The New Yorker likes to insert into its articles digs at Israel. Another one popped up in the introduction to a piece on the Russian annexation of Crimea. George Packer writes,
Annexation has an ugly sound, owing to an unhappy past. The term describes, among other tragedies, Saddam Hussein’s attempt, in 1990, to swallow Kuwait whole, as the nineteenth province of Iraq; Indonesia’s invasion, in 1975, of East Timor; Morocco’s absorption, the same year, of Western Sahara; and Israel’s declaration, after the 1967 war, of East Jerusalem as part of a united capital. The German word for it is Anschluss. Like most coerced unions, annexations come wreathed in clouds of lofty, dishonest language—key themes are popular will, historic grievance, divine providence—but they almost always happen at the end of a gun.
The magazine has a reputation for skillful writing, but not so much for accuracy or for making sound historical analogies, especially when it comes to Israel.
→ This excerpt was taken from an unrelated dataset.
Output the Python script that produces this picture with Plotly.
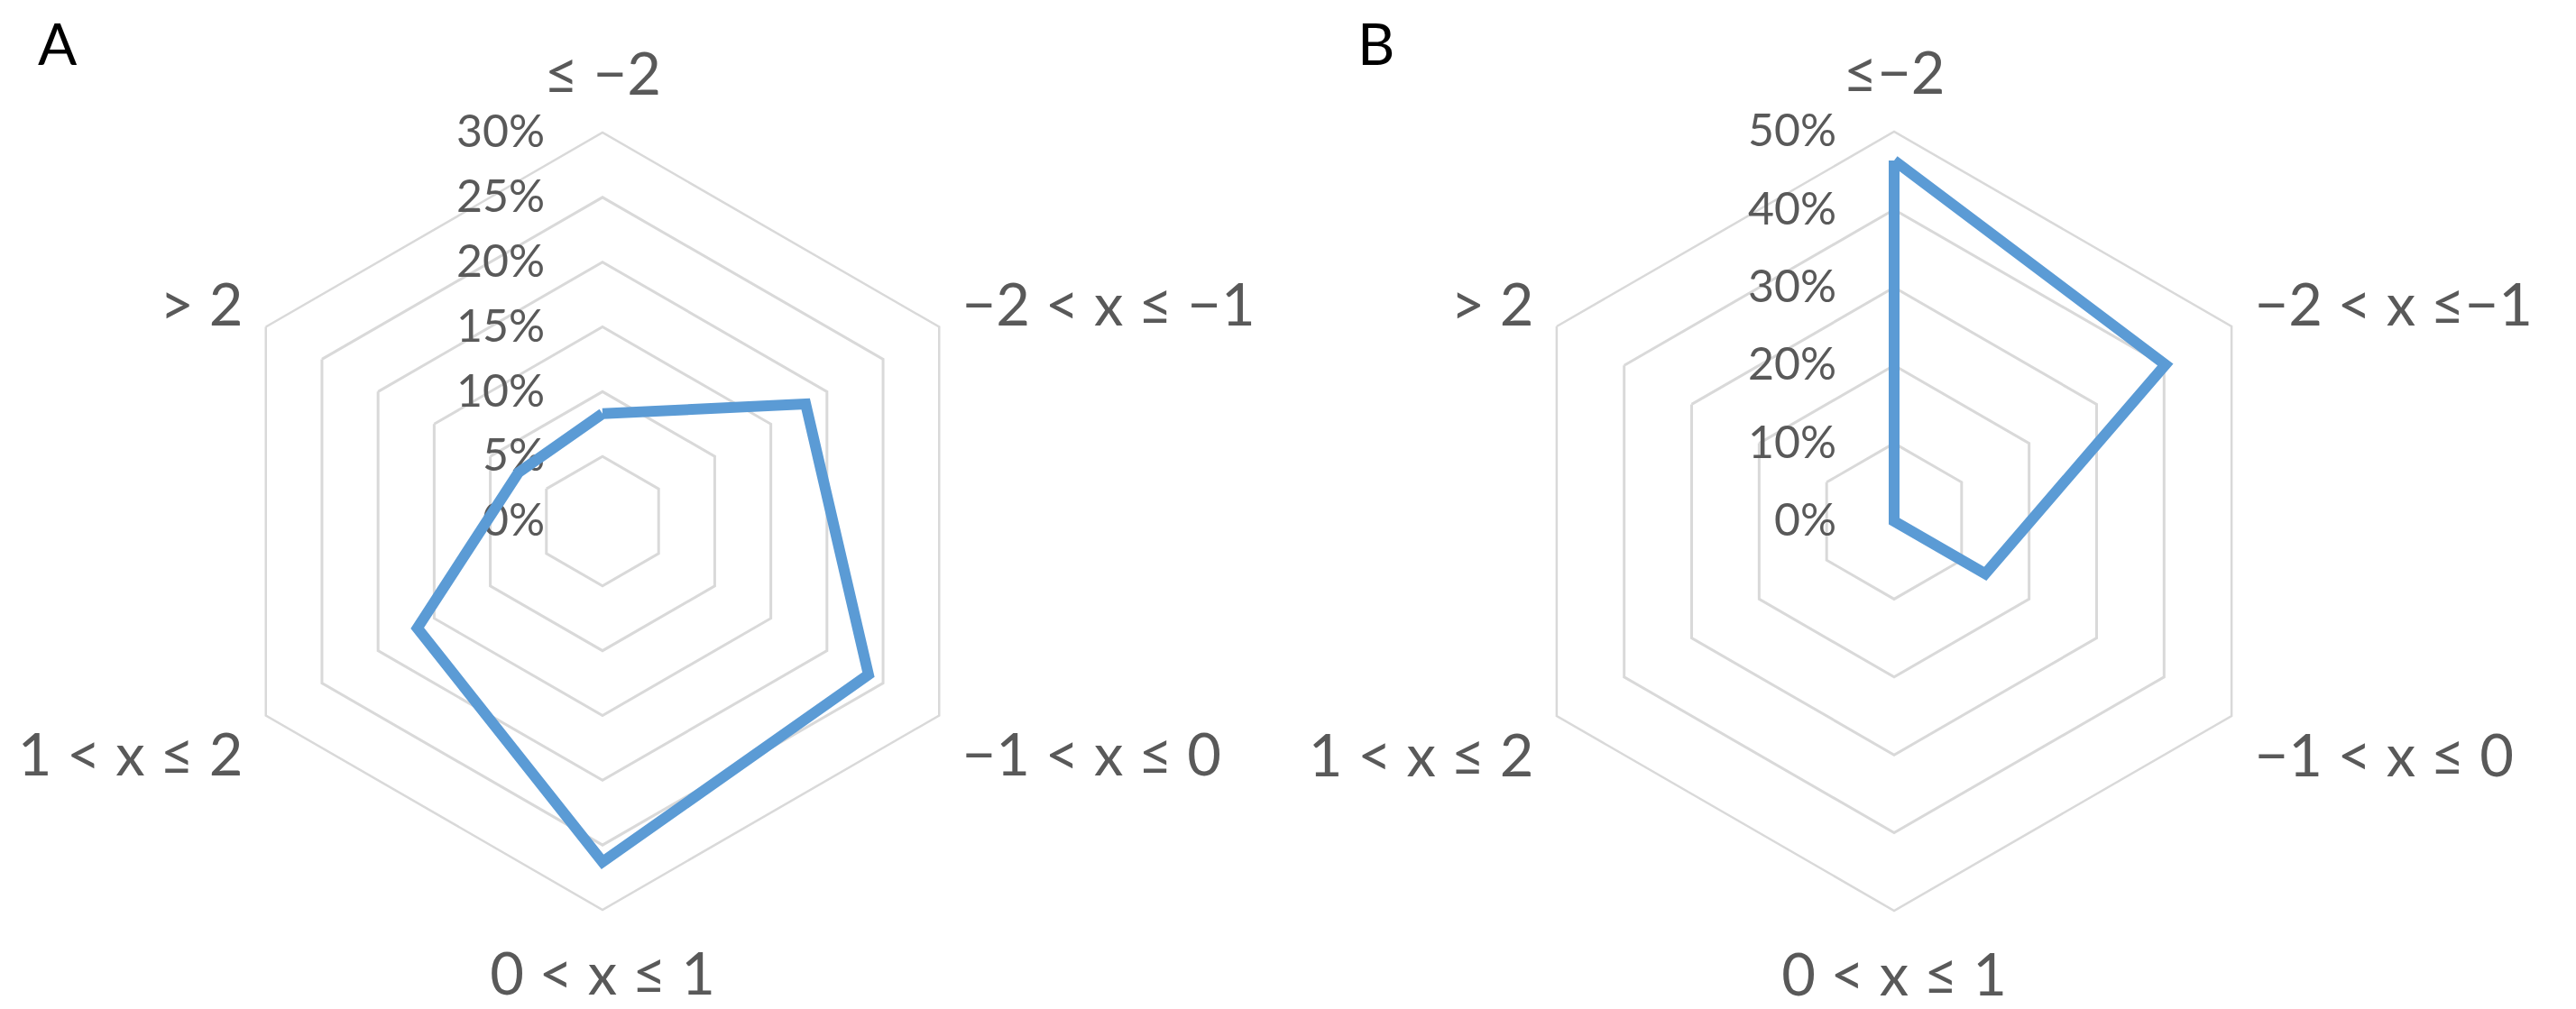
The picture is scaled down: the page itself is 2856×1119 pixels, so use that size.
import plotly.graph_objects as go

# Categories (clockwise from top)
categories_a = ["≤ −2", "−2 < x ≤ −1", "−1 < x ≤ 0", "0 < x ≤ 1", "1 < x ≤ 2", "> 2"]
categories_b = ["≤−2", "−2 < x ≤−1", "−1 < x ≤ 0", "0 < x ≤ 1", "1 < x ≤ 2", "> 2"]

# Percent of cases per bin
values_a = [8.3, 18.1, 23.7, 26.3, 16.5, 7.5]
values_b = [46.3, 40.2, 13.5, 0.0, 0.0, 0.0]

range_a = [0, 30]
range_b = [0, 50]
dtick_a = 5
dtick_b = 10

panel_labels = ["A", "B"]

LINE = "#5b9bd5"
GRID = "#d9d9d9"
TEXT = "#595959"
FONT = "Lato, 'Open Sans', sans-serif"

fig = go.Figure()

fig.add_trace(go.Scatterpolar(
    r=values_a + values_a[:1], theta=categories_a + categories_a[:1],
    mode="lines", line=dict(color=LINE, width=12), subplot="polar",
    showlegend=False, hoverinfo="skip"))
fig.add_trace(go.Scatterpolar(
    r=values_b + values_b[:1], theta=categories_b + categories_b[:1],
    mode="lines", line=dict(color=LINE, width=12), subplot="polar2",
    showlegend=False, hoverinfo="skip"))

def polar_layout(domain_x, domain_y, rng, dtick, cats):
    return dict(
        domain=dict(x=domain_x, y=domain_y),
        gridshape="linear",
        bgcolor="white",
        radialaxis=dict(
            range=rng, dtick=dtick, tick0=0, ticksuffix="%",
            angle=90, tickangle=90, side="counterclockwise",
            showline=False, showgrid=True, gridcolor=GRID, gridwidth=2.5,
            ticks="outside", ticklen=46, tickcolor="rgba(0,0,0,0)",
            tickfont=dict(family=FONT, size=50, color=TEXT),
            layer="below traces",
        ),
        angularaxis=dict(
            type="category", categoryarray=cats, direction="clockwise", rotation=90,
            showgrid=False, showline=True, linecolor=GRID, linewidth=2.5,
            ticks="outside", ticklen=15, tickcolor="rgba(0,0,0,0)",
            tickfont=dict(family=FONT, size=65, color=TEXT),
            layer="below traces",
        ),
    )

W, H = 2856, 1119
fig.update_layout(
    width=W, height=H,
    margin=dict(l=0, r=0, t=0, b=0),
    paper_bgcolor="white", plot_bgcolor="white",
    polar=polar_layout([229 / W, 1091 / W], [118 / H, 980 / H], range_a, dtick_a, categories_a),
    polar2=polar_layout([1660 / W, 2524 / W], [117 / H, 981 / H], range_b, dtick_b, categories_b),
    annotations=[
        dict(text=panel_labels[0], x=56 / W, y=1 - 40 / H, xref="paper", yref="paper",
             showarrow=False, font=dict(family=FONT, size=64, color="black"),
             xanchor="center", yanchor="middle"),
        dict(text=panel_labels[1], x=1517 / W, y=1 - 40 / H, xref="paper", yref="paper",
             showarrow=False, font=dict(family=FONT, size=64, color="black"),
             xanchor="center", yanchor="middle"),
    ],
)

fig.write_html("out.html")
With the exception of Israel, the annexations Packer lists - by Iraq, Indonesia, Morocco and Germany - share common traits; they were unprovoked acts of aggression ordered by authoritarian rulers. Israel's annexation of east Jerusalem was the result of a defensive war fought by a democratic state responding to aggression committed by Jordan. That's a big difference.
There are other differences too. Some of the annexations involved territories on which the annexers had dubious historical claims. There is no reasonable doubt about the connection of the Jewish people to Jerusalem. Furthermore, the city had only been divided for 19 years as a result of Jordanian aggression in 1948.
But the fact that Packer lumps together these distinctly different events, each with its own historical context, is of no importance to The New Yorker. All that matters is that it sounds clever and allows the smug writers at the magazine to take another swipe at Israel.